For instance, I once argued that labelling the preference for fair skin in East Asia as racist was not something East Asians could relate to and that it made no sense to use the word “racism” to criticize that way of thinking. I agreed that it was bad, just like fat-shaming in America, but I argued that it had to be placed into the correct context: classism. I was dragged as a “racist sympathizer.” In fact, the only reason I spoke out was because I cared about tackling colorism, and I wanted to make a difference instead of just ranting about it to my glass bubble.

People are praised as “savage” when they publicly crush dissent with insults, because of which online discourse lacks analytical or critical thinking. It has created “callout culture,” where as soon as someone expresses an unpopular opinion, they are shamed before the whole world.
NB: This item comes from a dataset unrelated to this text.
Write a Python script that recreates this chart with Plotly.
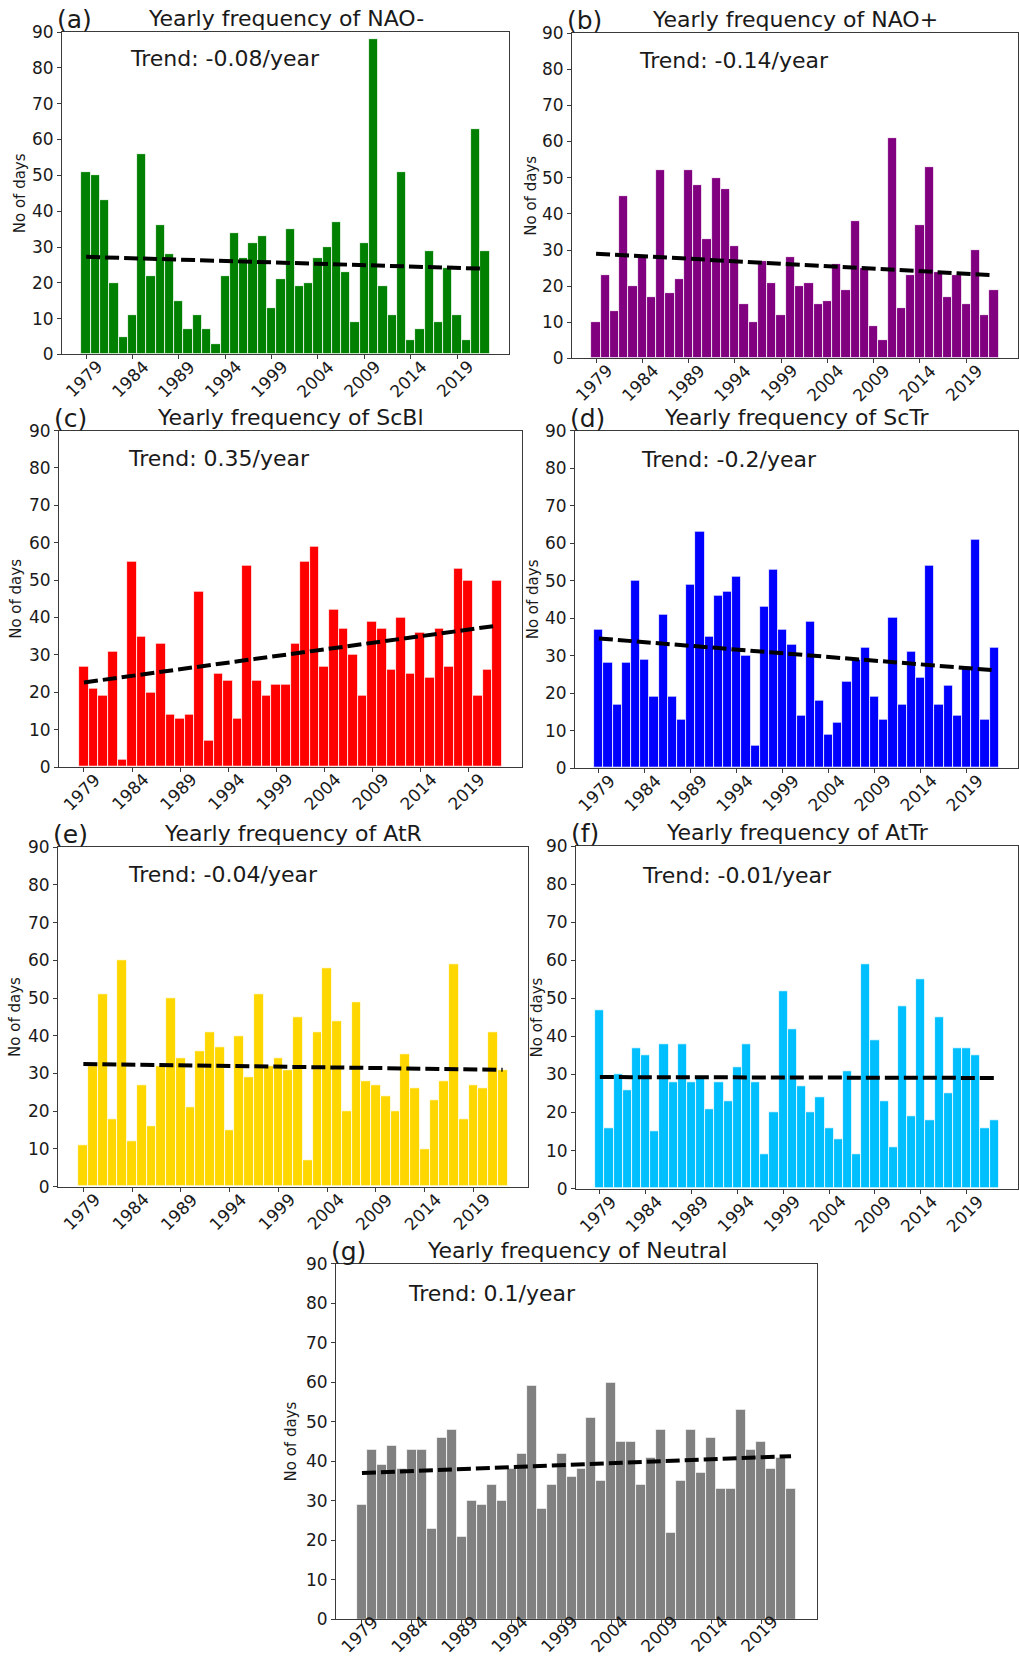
import numpy as np
import plotly.graph_objects as go

# ---------------- data ----------------
years = list(range(1979, 2023))

nao_minus = [51, 50, 43, 20, 5, 11, 56, 22, 36, 28,
             15, 7, 11, 7, 3, 22, 34, 27, 31, 33,
             13, 21, 35, 19, 20, 27, 30, 37, 23, 9,
             31, 88, 19, 11, 51, 4, 7, 29, 9, 24,
             11, 4, 63, 29]
nao_plus = [10, 23, 13, 45, 20, 28, 17, 52, 18, 22,
            52, 48, 33, 50, 47, 31, 15, 10, 27, 21,
            12, 28, 20, 21, 15, 16, 26, 19, 38, 25,
            9, 5, 61, 14, 23, 37, 53, 24, 17, 23,
            15, 30, 12, 19]
scbl = [27, 21, 19, 31, 2, 55, 35, 20, 33, 14,
        13, 14, 47, 7, 25, 23, 13, 54, 23, 19,
        22, 22, 33, 55, 59, 27, 42, 37, 30, 19,
        39, 37, 26, 40, 25, 36, 24, 37, 27, 53,
        50, 19, 26, 50]
sctr = [37, 28, 17, 28, 50, 29, 19, 41, 19, 13,
        49, 63, 35, 46, 47, 51, 30, 6, 43, 53,
        37, 33, 14, 39, 18, 9, 12, 23, 29, 32,
        19, 13, 40, 17, 31, 24, 54, 17, 22, 14,
        27, 61, 13, 32]
atr = [11, 32, 51, 18, 60, 12, 27, 16, 32, 50,
       34, 21, 36, 41, 37, 15, 40, 29, 51, 32,
       34, 31, 45, 7, 41, 58, 44, 20, 49, 28,
       27, 24, 20, 35, 26, 10, 23, 28, 59, 18,
       27, 26, 41, 31]
attr = [47, 16, 30, 26, 37, 35, 15, 38, 28, 38,
        28, 29, 21, 28, 23, 32, 38, 28, 9, 20,
        52, 42, 27, 20, 24, 16, 13, 31, 9, 59,
        39, 23, 11, 48, 19, 55, 18, 45, 25, 37,
        37, 35, 16, 18]
neutral = [29, 43, 39, 44, 38, 43, 43, 23, 46, 48,
           21, 30, 29, 34, 30, 38, 42, 59, 28, 34,
           42, 36, 38, 51, 35, 60, 45, 45, 34, 41,
           48, 22, 35, 48, 37, 46, 33, 33, 53, 43,
           45, 38, 41, 33]

regime_names = ["NAO-", "NAO+", "ScBl", "ScTr", "AtR", "AtTr", "Neutral"]
panel_letters = ["(a)", "(b)", "(c)", "(d)", "(e)", "(f)", "(g)"]
trend_labels = ["-0.08", "-0.14", "0.35", "-0.2", "-0.04", "-0.01", "0.1"]
series = [nao_minus, nao_plus, scbl, sctr, atr, attr, neutral]
bar_colors = ["#008000", "#800080", "#ff0000", "#0000ff", "#ffd700", "#00bfff", "#808080"]
year_ticks = years[::5]
y_ticks = list(range(0, 91, 10))

# ---------------- layout geometry (pixels) ----------------
W, H = 1019, 1664
# (left, top, right, bottom) of each plot frame, in target-image pixels
boxes = [(62, 33, 509, 355), (572, 34, 1018, 359),
         (59, 431, 522, 767), (575, 431, 1018, 768),
         (58, 847, 528, 1186), (576, 846, 1018, 1188),
         (336, 1263, 817, 1618)]
trend_pos = [(128, 59), (637, 61), (126, 459), (639, 460),
             (126, 874), (640, 875), (406, 1293)]
ylabel_x = [20, 531, 16, 533, 15, 537, 291]
# distance of the rotated year-label centre below the axis (px)
year_label_drop = [25, 25, 25, 25, 25, 25, 15]

# vertical compensation measured from the rendered page
V_OFF, V_SC = 11.0, 0.9866

FONT = "DejaVu Sans"
TXT = "#1a1a1a"
SPINE = "#3a3a3a"


def fx(p):
    return p / W


def fy(p):
    return 1 - ((p - V_OFF) / V_SC) / H


fig = go.Figure()
annotations = []
layout_axes = {}

for i, vals in enumerate(series):
    k = i + 1
    xa = "x" if k == 1 else f"x{k}"
    ya = "y" if k == 1 else f"y{k}"
    xkey = "xaxis" if k == 1 else f"xaxis{k}"
    ykey = "yaxis" if k == 1 else f"yaxis{k}"
    l, t, r, b = boxes[i]

    fig.add_trace(go.Bar(
        x=years, y=vals, width=1.0, xaxis=xa, yaxis=ya,
        marker=dict(color=bar_colors[i], line=dict(color="white", width=0.8)),
        showlegend=False, hoverinfo="x+y"))

    slope, icpt = np.polyfit(years, vals, 1)
    xs = [years[0], years[-1]]
    fig.add_trace(go.Scatter(
        x=xs, y=[slope * v + icpt for v in xs], mode="lines",
        line=dict(color="black", width=4, dash="14px,5px"),
        xaxis=xa, yaxis=ya, showlegend=False, hoverinfo="skip"))

    layout_axes[xkey] = dict(
        domain=[fx(l), fx(r)], anchor=ya, range=[1976.4, 2024.6],
        tickmode="array", tickvals=year_ticks, showticklabels=False,
        ticks="outside", ticklen=4, tickcolor=SPINE, tickwidth=1,
        showline=True, mirror=True, linecolor=SPINE, linewidth=1,
        showgrid=False, zeroline=False, fixedrange=True)
    layout_axes[ykey] = dict(
        domain=[fy(b), fy(t)], anchor=xa, range=[0, 90],
        tickmode="array", tickvals=y_ticks,
        tickfont=dict(family=FONT, size=17, color=TXT),
        ticks="outside", ticklen=4, tickcolor=SPINE, tickwidth=1,
        showline=True, mirror=True, linecolor=SPINE, linewidth=1,
        showgrid=False, zeroline=False, fixedrange=True)

    # title
    annotations.append(dict(
        text=f"Yearly frequency of {regime_names[i]}", xref="paper", yref="paper",
        x=fx((l + r) / 2), y=fy(t), xanchor="center", yanchor="bottom", yshift=-1,
        showarrow=False, font=dict(family=FONT, size=22, color=TXT)))
    # panel letter
    annotations.append(dict(
        text=panel_letters[i], xref="paper", yref="paper",
        x=fx(l - 7), y=fy(t), xanchor="left", yanchor="bottom", yshift=-4,
        showarrow=False, font=dict(family=FONT, size=25, color=TXT)))
    # trend text
    tx, ty = trend_pos[i]
    annotations.append(dict(
        text=f"Trend: {trend_labels[i]}/year", xref="paper", yref="paper",
        x=fx(tx), y=fy(ty), xanchor="left", yanchor="middle",
        showarrow=False, font=dict(family=FONT, size=22, color=TXT)))
    # y label
    annotations.append(dict(
        text="No of days", xref="paper", yref="paper",
        x=fx(ylabel_x[i]), y=fy((t + b) / 2), xanchor="center", yanchor="middle",
        textangle=-90, showarrow=False, font=dict(family=FONT, size=15, color=TXT)))
    # rotated year labels
    for yr in year_ticks:
        annotations.append(dict(
            text=str(yr), xref=xa, yref=ya, x=yr, y=0,
            xanchor="center", yanchor="middle", xshift=-2,
            yshift=-year_label_drop[i],
            textangle=-45, showarrow=False,
            font=dict(family=FONT, size=17, color=TXT)))

# panel (f) y-label partly hidden behind panel (e) in the original figure
shapes = [dict(type="rect", xref="paper", yref="paper",
               x0=fx(529), x1=fx(531.5), y0=fy(1188), y1=fy(846),
               fillcolor="white", line=dict(width=0), layer="above")]

fig.update_layout(
    width=W, height=H, margin=dict(l=0, r=0, t=0, b=0),
    paper_bgcolor="white", plot_bgcolor="white",
    annotations=annotations, shapes=shapes, bargap=0,
    **layout_axes)

fig.write_html("out.html")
Yes, it is funny when someone tweets — “Yeah I’m Mexican and don’t speak Spanish, but when will your mayonnaise ass speak 17%-Irish 23%-Italian 54%-Polish 100%-Raciste-Faciste-Blanc-Fromage?” (two real tweets smashed together). But this attitude makes people afraid, which is the worst thing we can do.

If we make people afraid to ask questions like “What’s wrong with being pro-life?” (a real question sent to me privately by someone who feared being dragged) or “Why can’t I assume that Mexican people speak Spanish?” — how will we convince people who are willing to listen that it’s wrong? How will we make any change in the world?

 

Relearning the art of civil discussion

Like the social heroes who came before us, it is up to us to prove that the changes we want can make the world a better place. In some ways, that isn’t fair.

But incremental change and logical compromise are better than nothing, and we aren’t always 100 percent right in the first place. We, like everyone else, can learn something from people who disagree with us, and our opinions and strategies can evolve to make a real difference.

Rather than being absolutists and labeling people who disagree with us as “bad,” we should understand that they only differ from us by their opinions. If we believe in what we stand for, we should not feel compelled to shame them into believing the things we do.

We should feel confident enough to invite them to have a calm, logical conversation where we clarify and explain our premises. We can’t force people to change everything they think, but we can invite them to consider our beliefs, just as they can invite us to consider theirs. We can strengthen our own cases by accepting that we can be wrong.

It is only through the courage to make our own ideologies vulnerable that we show our conviction in our ideas and cultivate a progressive dialogue.